DATA SEGMENT

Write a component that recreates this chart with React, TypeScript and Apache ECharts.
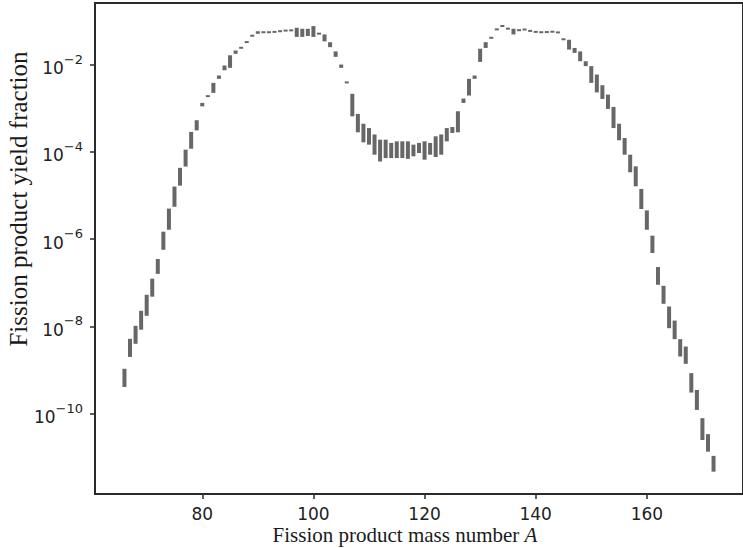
import React, { useEffect, useRef } from "react";
import * as echarts from "echarts";

const massNumber = [
  66, 67, 68, 69, 70, 71, 72, 73, 74, 75, 76, 77, 78, 79, 80, 81, 82, 83, 84, 85,
  86, 87, 88, 89, 90, 91, 92, 93, 94, 95, 96, 97, 98, 99, 100, 101, 102, 103, 104, 105,
  106, 107, 108, 109, 110, 111, 112, 113, 114, 115, 116, 117, 118, 119, 120, 121, 122, 123, 124, 125,
  126, 127, 128, 129, 130, 131, 132, 133, 134, 135, 136, 137, 138, 139, 140, 141, 142, 143, 144, 145,
  146, 147, 148, 149, 150, 151, 152, 153, 154, 155, 156, 157, 158, 159, 160, 161, 162, 163, 164, 165,
  166, 167, 168, 169, 170, 171, 172,
];

const yieldLow = [
  4.1e-10, 2.0e-9, 4.0e-9, 8.4e-9, 1.75e-8, 4.8e-8, 1.6e-7, 5.7e-7, 1.64e-6, 5.5e-6,
  1.68e-5, 4.6e-5, 1.18e-4, 3.1e-4, 1.1e-3, 1.8e-3, 2.24e-3, 4.7e-3, 7.4e-3, 8.4e-3,
  1.76e-2, 2.3e-2, 3.15e-2, 4.45e-2, 5.1e-2, 5.4e-2, 5.4e-2, 5.5e-2, 5.7e-2, 5.9e-2,
  5.8e-2, 4.3e-2, 4.3e-2, 4.5e-2, 4.3e-2, 4.9e-2, 3.4e-2, 2.5e-2, 1.5e-2, 8.4e-3,
  3.7e-3, 6.5e-4, 2.8e-4, 1.65e-4, 1.46e-4, 8.6e-5, 6.0e-5, 7.2e-5, 7.2e-5, 7.2e-5,
  7.2e-5, 6.9e-5, 7.9e-5, 9.4e-5, 6.6e-5, 8.6e-5, 7.6e-5, 8.6e-5, 1.74e-4, 2.7e-4,
  2.8e-4, 1.32e-3, 1.95e-3, 4.7e-3, 1.15e-2, 2.4e-2, 3.9e-2, 6.1e-2, 7.3e-2, 6.35e-2,
  4.9e-2, 5.9e-2, 6.1e-2, 5.7e-2, 5.4e-2, 5.3e-2, 5.4e-2, 5.5e-2, 5.2e-2, 3.6e-2,
  2.2e-2, 1.85e-2, 1.19e-2, 9.2e-3, 3.8e-3, 2.3e-3, 1.63e-3, 9.6e-4, 3.5e-4, 1.84e-4,
  8.6e-5, 3.4e-5, 1.62e-5, 4.9e-6, 1.64e-6, 4.8e-7, 9.0e-8, 3.3e-8, 9.1e-9, 5.1e-9,
  2.04e-9, 1.39e-9, 3.05e-10, 1.22e-10, 2.5e-11, 1.35e-11, 4.7e-12,
];

const yieldHigh = [
  1.07e-9, 5.2e-9, 1.03e-8, 2.28e-8, 5.3e-8, 1.24e-7, 3.5e-7, 1.48e-6, 5.0e-6, 1.6e-5,
  4.3e-5, 1.12e-4, 2.86e-4, 5.3e-4, 1.32e-3, 1.98e-3, 3.8e-3, 5.6e-3, 9.5e-3, 1.63e-2,
  2.1e-2, 2.55e-2, 3.4e-2, 4.7e-2, 5.8e-2, 5.6e-2, 5.6e-2, 5.7e-2, 5.9e-2, 6.1e-2,
  6.35e-2, 6.95e-2, 6.6e-2, 6.6e-2, 7.6e-2, 5.3e-2, 4.9e-2, 3.25e-2, 2.0e-2, 1.0e-2,
  4.1e-3, 2.13e-3, 7.4e-4, 4.4e-4, 3.5e-4, 2.5e-4, 1.9e-4, 1.9e-4, 1.6e-4, 1.74e-4,
  1.74e-4, 1.74e-4, 1.46e-4, 1.6e-4, 1.74e-4, 1.6e-4, 2.27e-4, 2.5e-4, 3.5e-4, 3.7e-4,
  8.5e-4, 1.66e-3, 4.7e-3, 5.6e-3, 2.3e-2, 3.25e-2, 4.3e-2, 6.7e-2, 8.0e-2, 6.95e-2,
  6.6e-2, 6.35e-2, 6.6e-2, 6.1e-2, 5.8e-2, 5.7e-2, 5.7e-2, 5.8e-2, 5.7e-2, 4.0e-2,
  3.7e-2, 2.4e-2, 2.0e-2, 1.19e-2, 9.2e-3, 5.9e-3, 3.36e-3, 2.05e-3, 1.07e-3, 4.4e-4,
  2.07e-4, 8.6e-5, 4.65e-5, 1.41e-5, 4.55e-6, 1.2e-6, 2.3e-7, 8.5e-8, 2.86e-8, 1.36e-8,
  5.1e-9, 3.46e-9, 8.5e-10, 3.5e-10, 7.9e-11, 3.4e-11, 1.08e-11,
];

const yTickExponents = [-10, -8, -6, -4, -2];
const xTicks = [80, 100, 120, 140, 160];

const xTitle = "Fission product mass number ";
const xTitleItalic = "A";
const yTitle = "Fission product yield fraction";

export default function App() {
  const ref = useRef<HTMLDivElement>(null);

  useEffect(() => {
    if (!ref.current) return;
    const chart = echarts.init(ref.current, undefined, { renderer: "svg" });
    const data = massNumber.map((a, i) => [a, Math.log10(yieldLow[i]), Math.log10(yieldHigh[i])]);
    const axisColor = "#2a2a2a";
    const labelFont = "DejaVu Sans";

    chart.setOption({
      animation: false,
      backgroundColor: "#ffffff",
      grid: {
        left: 95,
        top: 3,
        bottom: 54,
        right: -7,
        show: true,
        borderColor: axisColor,
        borderWidth: 2,
        backgroundColor: "transparent",
      },
      xAxis: {
        type: "value",
        min: 60.7,
        max: 177.3,
        splitLine: { show: false },
        axisLine: { show: true, lineStyle: { color: axisColor, width: 2 } },
        axisTick: {
          show: true,
          customValues: xTicks,
          length: 5,
          lineStyle: { color: axisColor, width: 1.5 },
        },
        axisLabel: {
          customValues: xTicks,
          margin: 11,
          fontFamily: labelFont,
          fontSize: 17,
          color: "#222",
        },
      },
      yAxis: {
        type: "value",
        min: -11.84,
        max: -0.59,
        splitLine: { show: false },
        axisLine: { show: true, lineStyle: { color: axisColor, width: 2 } },
        axisTick: {
          show: true,
          customValues: yTickExponents,
          length: 5,
          lineStyle: { color: axisColor, width: 1.5 },
        },
        axisLabel: {
          customValues: yTickExponents,
          margin: 12,
          formatter: (v: number) => `{b|10}{s|\u2212${Math.abs(Math.round(v))}}`,
          rich: {
            b: {
              fontFamily: labelFont,
              fontSize: 17,
              color: "#222",
              lineHeight: 24,
              verticalAlign: "bottom",
            },
            s: {
              fontFamily: labelFont,
              fontSize: 13,
              color: "#222",
              lineHeight: 14,
              verticalAlign: "top",
            },
          },
        },
      },
      graphic: [
        {
          type: "text",
          x: 405,
          y: 535,
          style: {
            text: `{n|${xTitle}}{i|${xTitleItalic}}`,
            align: "center",
            verticalAlign: "middle",
            rich: {
              n: {
                fontFamily: "Liberation Serif",
                fontSize: 21,
                fill: "#1a1a1a",
              },
              i: {
                fontFamily: "Liberation Serif",
                fontStyle: "italic",
                fontSize: 21,
                fill: "#1a1a1a",
              },
            },
          },
        },
        {
          type: "text",
          x: 18,
          y: 199,
          rotation: Math.PI / 2,
          style: {
            text: yTitle,
            fontFamily: "Liberation Serif",
            fontSize: 25,
            fill: "#1a1a1a",
            align: "center",
            verticalAlign: "middle",
          },
        },
      ],
      series: [
        {
          type: "custom",
          clip: true,
          data,
          encode: { x: 0, y: [1, 2] },
          renderItem: (params: any, api: any) => {
            const a = api.value(0);
            const top = api.coord([a, api.value(2)]);
            const bottom = api.coord([a, api.value(1)]);
            const raw = bottom[1] - top[1];
            const h = Math.max(raw, 2);
            const y = top[1] - (h - raw) / 2;
            return {
              type: "rect",
              shape: { x: top[0] - 2, y, width: 4, height: h },
              style: { fill: "#676767" },
            };
          },
        },
      ],
    });

    return () => chart.dispose();
  }, []);

  return (
    <div
      ref={ref}
      style={{ position: "absolute", left: 0, top: 0, width: 743, height: 548 }}
    />
  );
}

SET PROBLEM
Skip the pictures, please, and transcribe only the lines from the beginning of the material through the one that contains "import * as".

OUTPUT OF THE EXERCISE
Write a component that recreates this chart with React, TypeScript and Apache ECharts.
import React, { useEffect, useRef } from "react";
import * as echarts from "echarts";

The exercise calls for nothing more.